The dismantling of traditional notions of gender, sexuality, social order and so on, articulated in the right context, can be one of the most liberating things anyone can experience. When you come to understand that elements of your identity are a social construct, you’re free to define those things whichever way you want. Being taught to question the rules doesn’t even necessarily have to manifest in notions of rebellion. It can just be the acknowledgement that they never even existed in the first place. Maybe you watch the structure fade into dotted lines, then disappear completely, and realise you don’t want to change a thing. That’s fine.
But that notion of pure liberation terrifies some people. Think of evangelical Christians who believe that, without the 10 Commandments, society would have no morality, as if the only thing holding humanity back from pure carnage is a set of vague laws written centuries ago. But to believe such a thing is to believe that humans are not capable of coming to the conclusion that we shouldn’t be slitting each other’s throats of our own volition.
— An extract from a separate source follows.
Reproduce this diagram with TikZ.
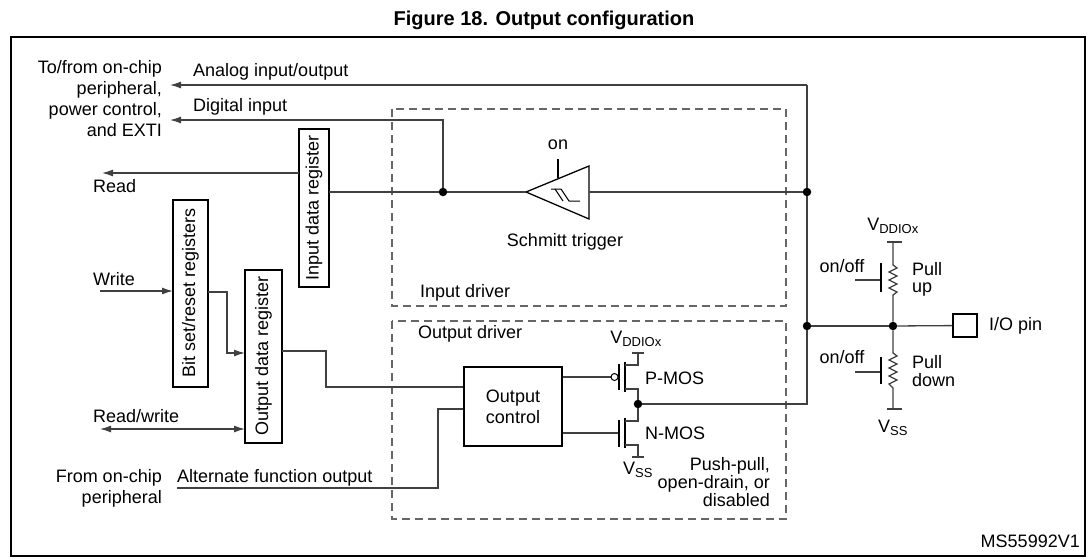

You can see a similar model of thinking in a lot of reactionary thought surrounding contemporary discourse. If homosexuality is acceptable, or if we recognise the fluidity of gender and the humanity of transgender people, then all society will collapse into an indoctrinary project for those groups. If people of colour are given equal treatment and rights in society, then white people will be erased. If we don’t have these rules that circumscribe my safety and humanity in society as the utmost priority, then we will surely devolve into social chaos.
You were born and raised. This much you knew. There were two genders. Monogamy was the key to a happy life. Racial hierarchies and class structures kept everything in order. To quote Fox News’ sadly-departed carnival barker and intern-groper extraordinaire, Bill O’Reilly: “Tide goes in, tide goes out: Never a missed communication.”
Just as those rules define your place within the world, they define the way you understand the world operating. So you followed them. Some by choice, some by fear, and some by simple social flow. So to watch them being challenged, dismantled, even dismissed, might suggest that all those times you spent playing by the rules were ultimately for the benefit of nobody. Not even yourself.
So what can you do? Cling to the rules. Because in order for you to accept the structure of the new, you might have to relinquish some of the structure of the old, and with it, yourself.
None of this is to say that there aren’t, obviously, a multitude of explanations for the rise in right-wing and reactionary ideology right now. As I said at the beginning, much of it, for the most part, is borne from straightforward fear and loathing of the other, and the maintenance of a social order that has, for centuries, worked to benefit one group at the expense of everyone else.
But on the other hand, it seems telling to me that, at a time when so many of these concepts of dominance, subjugation, hierarchy and “rules” are being scrutinised, there has been a reactionary revival of old ideas of Jungian archetypes, the need for some to be dominant and others to be dominated, of power and force as the only language worth using.
What a surprise that so many of these archaic ideas appeal to groups who have been at the top of the ladder for as long as anyone can remember. How curious that, at a time when their preordained superiority might be called into question, there has arisen a cacophony of voices who champion the unfaltering importance of following the rules.
There’s just too many Dwights, and not enough Jims.